Après l’intense bras de fer entre l’exécutif et les syndicats, la contestée réforme des retraites qui relève l’âge légal de départ à 64 ans entre officiellement en vigueur vendredi, sans droit à l’erreur pour les administrations chargées de sa mise en œuvre.
Entre la promulgation de la loi mi-avril et le 1er septembre, administrations et caisses de retraite ont dû mettre les bouchées doubles pour rédiger, intégrer ou transcrire les nouvelles règles du jeu en matière de retraite. Et si l’ouverture des droits à la retraite représente une étape importante dans la vie de chaque travailleur, la mobilisation sociale inédite de l’hiver et du printemps n’autorisera aucun couac.
« Nous sommes prêts », a assuré le ministre du Travail Olivier Dussopt. « Nous avons publié l’intégralité des décrets nécessaires », et les quelques textes manquants ne doivent s’appliquer qu’en « 2024, 2025 », a-t-il affirmé. Directeur général de la Caisse nationale d’Assurance vieillesse (Cnav), Renaud Villard se dit aussi « serein ». Si les décrets sont parus au compte-gouttes jusqu’à fin août, « on a eu très tôt le cœur du réacteur », et la grande majorité des dossiers urgents sont « bouclés, notifiés ». « Il n’y a pas de retard à craindre » sur les versements, a-t-il promis.
Près de trois mois après la 14ème et ultime journée de mobilisation, en demi-teinte, les syndicats, qui projetaient en juin « d’attaquer » les décrets, semblent avoir renoncé. « Difficile de trouver la faille juridique », glisse un responsable. « Il faut organiser un référendum » car « cette réforme ne passe toujours pas », a plaidé mardi la secrétaire générale de la CGT Sophie Binet sur France Inter.
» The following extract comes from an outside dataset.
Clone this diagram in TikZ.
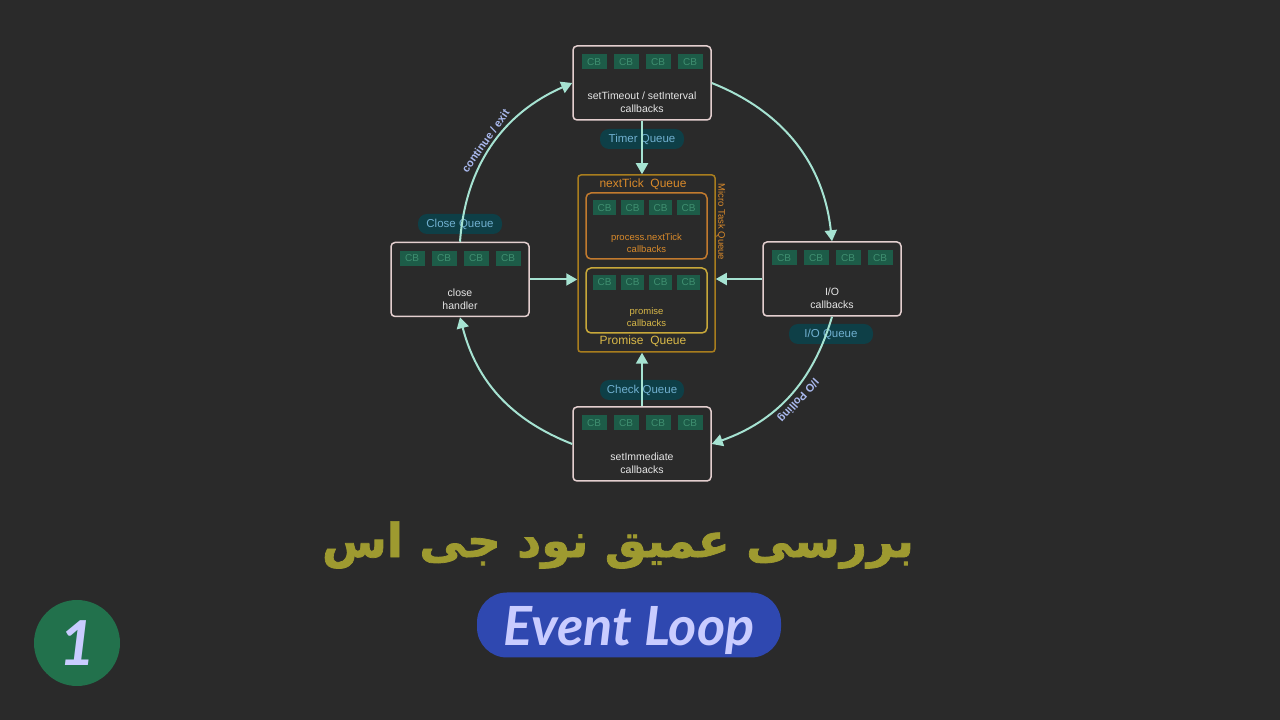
\documentclass[tikz,border=0pt]{standalone}
\usepackage{fontspec}
\setmainfont{Liberation Sans}
\newfontfamily\arabicfont[Script=Arabic,BoldFeatures={FakeBold=1.5}]{DejaVu Sans}
\newfontfamily\brushfont{Lato}
\TeXXeTstate=1
\usetikzlibrary{arrows.meta,positioning,calc,shapes.geometric}

\definecolor{bg}{HTML}{2A2A2A}
\definecolor{boxline}{HTML}{E4CFCF}
\definecolor{boxtext}{HTML}{E6E6E6}
\definecolor{cbfill}{HTML}{1D5C48}
\definecolor{cbtext}{HTML}{3F8F70}
\definecolor{microline}{HTML}{A87D1E}
\definecolor{tickline}{HTML}{C27A2E}
\definecolor{ticktext}{HTML}{D98A2B}
\definecolor{promline}{HTML}{C8A83A}
\definecolor{promtext}{HTML}{D8B848}
\definecolor{mint}{HTML}{A6E3D2}
\definecolor{pillfill}{HTML}{0E3F47}
\definecolor{pilltext}{HTML}{70B0D0}
\definecolor{arctext}{HTML}{AAB9EE}
\definecolor{persian}{HTML}{9E9A30}
\definecolor{evfill}{HTML}{2F48B0}
\definecolor{evtext}{HTML}{C9CCFF}
\definecolor{numfill}{HTML}{22714C}

\begin{document}
\begin{tikzpicture}[x=1pt,y=1pt,
		% Styles
		phase/.style={rectangle, draw=boxline, line width=1.5pt, rounded corners=4pt, fill=bg, minimum width=138pt, minimum height=74pt, inner sep=0pt},
		phasetext/.style={text=boxtext, font=\fontsize{10.5}{13}\selectfont, align=center},
		cb/.style={rectangle, fill=cbfill, text=cbtext, font=\fontsize{10}{10}\selectfont, minimum width=25pt, minimum height=15pt, inner sep=0pt},
		smallcb/.style={cb, minimum width=23pt},
		micro/.style={rectangle, draw=microline, line width=1.5pt, rounded corners=3pt, minimum width=137pt, minimum height=177pt, inner sep=0pt},
		inner/.style={rectangle, line width=1.5pt, rounded corners=5pt, minimum width=121pt, minimum height=65pt, inner sep=0pt},
		queue/.style={rectangle, rounded corners=9pt, fill=pillfill, text=pilltext, font=\fontsize{11.5}{12}\selectfont, minimum width=84pt, minimum height=20pt, inner sep=2pt},
		arclabel/.style={text=arctext, font=\bfseries\fontsize{11}{11}\selectfont, inner sep=3pt},
		% Arrows
		flow/.style={-{Triangle[length=11pt,width=12pt]}, line width=2pt, draw=mint},
		]

		% Background
		\fill[bg] (0,0) rectangle (1280,720);
		\path[use as bounding box] (0,0) rectangle (1280,720);

		% Loop phases
		\node[phase] (timers) at (642,637) {};
		\node[phase] (close) at (460,440.5) {};
		\node[phase] (io) at (832,441) {};
		\node[phase] (immediate) at (642,276) {};

		\node[phasetext] (timers-txt) at ([yshift=-19.5]timers.center) {setTimeout / setInterval\\callbacks};
		\node[phasetext] (close-txt) at ([yshift=-19.5]close.center) {close\\handler};
		\node[phasetext] (io-txt) at ([yshift=-19.5]io.center) {I/O\\callbacks};
		\node[phasetext] (immediate-txt) at ([yshift=-19.5]immediate.center) {setImmediate\\callbacks};

		\foreach \p in {timers,close,io,immediate}
			\foreach \dx [count=\i] in {-48,-16,16,48}
				\node[cb] (\p-cb\i) at ($(\p.center)+(\dx,21)$) {CB};

		% Micro task queue
		\node[micro] (microq) at (646.5,456.5) {};
		\node[font=\fontsize{12}{12}\selectfont, text=ticktext] (ticklabel) at (643,536) {nextTick\ \ Queue};
		\node[font=\fontsize{12}{12}\selectfont, text=promtext] (promlabel) at (643,379) {Promise\ \ Queue};
		\node[font=\fontsize{9.5}{9.5}\selectfont, text=ticktext, rotate=-90] (microlabel) at (721,498) {Micro Task Queue};

		\node[inner, draw=tickline, minimum height=66pt] (tickq) at (646.5,494) {};
		\node[inner, draw=promline] (promq) at (646.5,419.5) {};
		\node[font=\fontsize{9.5}{12}\selectfont, text=ticktext, align=center] (tick-txt) at ([yshift=-17]tickq.center) {process.nextTick\\callbacks};
		\node[font=\fontsize{9.5}{12}\selectfont, text=promtext, align=center] (prom-txt) at ([yshift=-17]promq.center) {promise\\callbacks};

		\foreach \q in {tickq,promq}
			\foreach \dx [count=\i] in {-42,-14,14,42}
				\node[smallcb] (\q-cb\i) at ($(\q.center)+(\dx,18)$) {CB};

		% Queue tags
		\node[queue] (timerq) at (642,581) {Timer Queue};
		\node[queue] (closeq) at (460,496) {Close Queue};
		\node[queue] (ioq) at (831,386) {I/O Queue};
		\node[queue] (checkq) at (642,330) {Check Queue};

		% Connections
		% Phases -> micro task queue
		\draw[flow] (timers.south) -- (timers.south |- microq.north);
		\draw[flow] (close.east) -- (close.east -| microq.west);
		\draw[flow] (io.west) -- (io.west -| microq.east);
		\draw[flow] (immediate.north) -- (immediate.north |- microq.south);

		% The loop itself
		\draw[flow] (timers.east) to[bend left=31] (io.north);
		\draw[flow] (io.south) to[bend left=27] node[arclabel, pos=0.48, above, sloped, allow upside down] {I/O Polling} (immediate.east);
		\draw[flow] (immediate.west) to[bend left=27] (close.south);
		\draw[flow] (close.north) to[bend left=31] node[arclabel, pos=0.5, above, sloped] {continue / exit} (timers.west);

		% Title
		\node[font=\arabicfont\bfseries\fontsize{47}{47}\selectfont, text=persian] (title) at (618,175) {\beginR بررسی عمیق نود جی اس\endR};

		% Event loop badge
		\node[rectangle, rounded corners=30pt, fill=evfill, minimum width=304pt, minimum height=65pt, inner sep=0pt] (eventloop) at (629,95) {};
		\node[text=evtext, font=\brushfont\bfseries\itshape\fontsize{54}{54}\selectfont] (eventloop-txt) at ([yshift=-6]eventloop.center) {Event Loop};

		% Episode number
		\node[circle, fill=numfill, minimum size=86pt, inner sep=0pt, text=evtext, font=\brushfont\bfseries\itshape\fontsize{62}{62}\selectfont] (episode) at (77,77) {1};

	\end{tikzpicture}
\end{document}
Mais tout en critiquant « l’application à marche forcée » d’une réforme « injuste », l’intersyndicale se tourne désormais vers un autre combat : les salaires.
Les nouvelles dispositions
Dès vendredi, l’âge légal de départ passe donc à 62 ans et trois mois pour les personnes nées à partir du 1er septembre 1961 ; puis sera progressivement décalé de trois mois chaque année, pour atteindre 64 ans en 2030. La réforme comprend aussi l’allongement à 43 ans dès 2027 de la durée de cotisation pour accéder au taux plein, l’extinction de la plupart des régimes spéciaux, et crée de nouveaux droits, concernant notamment le cumul emploi-retraite ou les carrières longues.
Certaines petites pensions sont revalorisées, de 100 euros par mois maximum, pour les nouveaux retraités et 1,7 million de retraités actuels. « Un demi-million », aux carrières linéaires, le verront sur leur pension d’octobre, mais beaucoup d’autres, aux parcours fragmentés, attendront quelques mois voire jusqu’à l’été 2024, avec « effet rétroactif », selon Renaud Villard.
« Nul ne peut dire si ça va bien ou très mal se passer »
Engagée pour « ramener le système à l’équilibre » d’ici 2030, cette réforme emblématique du second quinquennat d’Emmanuel Macron s’est heurtée à l’un des plus longs mouvements sociaux des dernières décennies. Manifestations record, grèves, blocages, « casserolades » et cortèges « sauvages » ont rythmé l’hiver. Entre 1,28 et 3,5 millions de personnes ont défilé le 7 mars, au plus fort du mouvement.
L’adoption de la réforme au parlement, via une procédure 49.3, n’a pas amélioré l’adhésion des Français majoritairement opposés au projet gouvernemental. « Nul ne peut dire si ça va bien ou très mal se passer », juge Florence Puget, représentante de la CFDT Protection sociale. « Très politique », l’échéance du 1er septembre est « mal choisie » pour les caisses de retraite qui, en sous-effectif pendant les vacances, ont dû absorber « une masse d’informations et de travail énorme ».
Handicapées par les dysfonctionnements d’un nouveau système informatique, elles avaient déjà « accumulé du stock » de dossiers en retard l’an dernier, et les salariés « sont sous pression ». La Cnav a recruté des renforts mais « la formation dure 13 mois », poursuit-elle. Alors certaines caisses « appellent déjà à des heures supplémentaires ».
Le logiciel n’étant « pas fiable » notamment pour certaines carrières complexes, les agents « travaillent un jour par semaine sur l’ancien », avec un « risque d’erreur accru », témoigne François Belloir, délégué CFDT à la Carsat (Caisse d’Assurance Retraite et de la Santé au Travail) de Bretagne. « On n’est évidemment pas prêts, ici 40% des dossiers restent à traiter », tranche-t-il. Perdus face aux nouvelles règles, « certains assurés sont désemparés ». Et des agents épuisés « craquent », pointe-t-il, observant « une hausse des arrêts maladie ».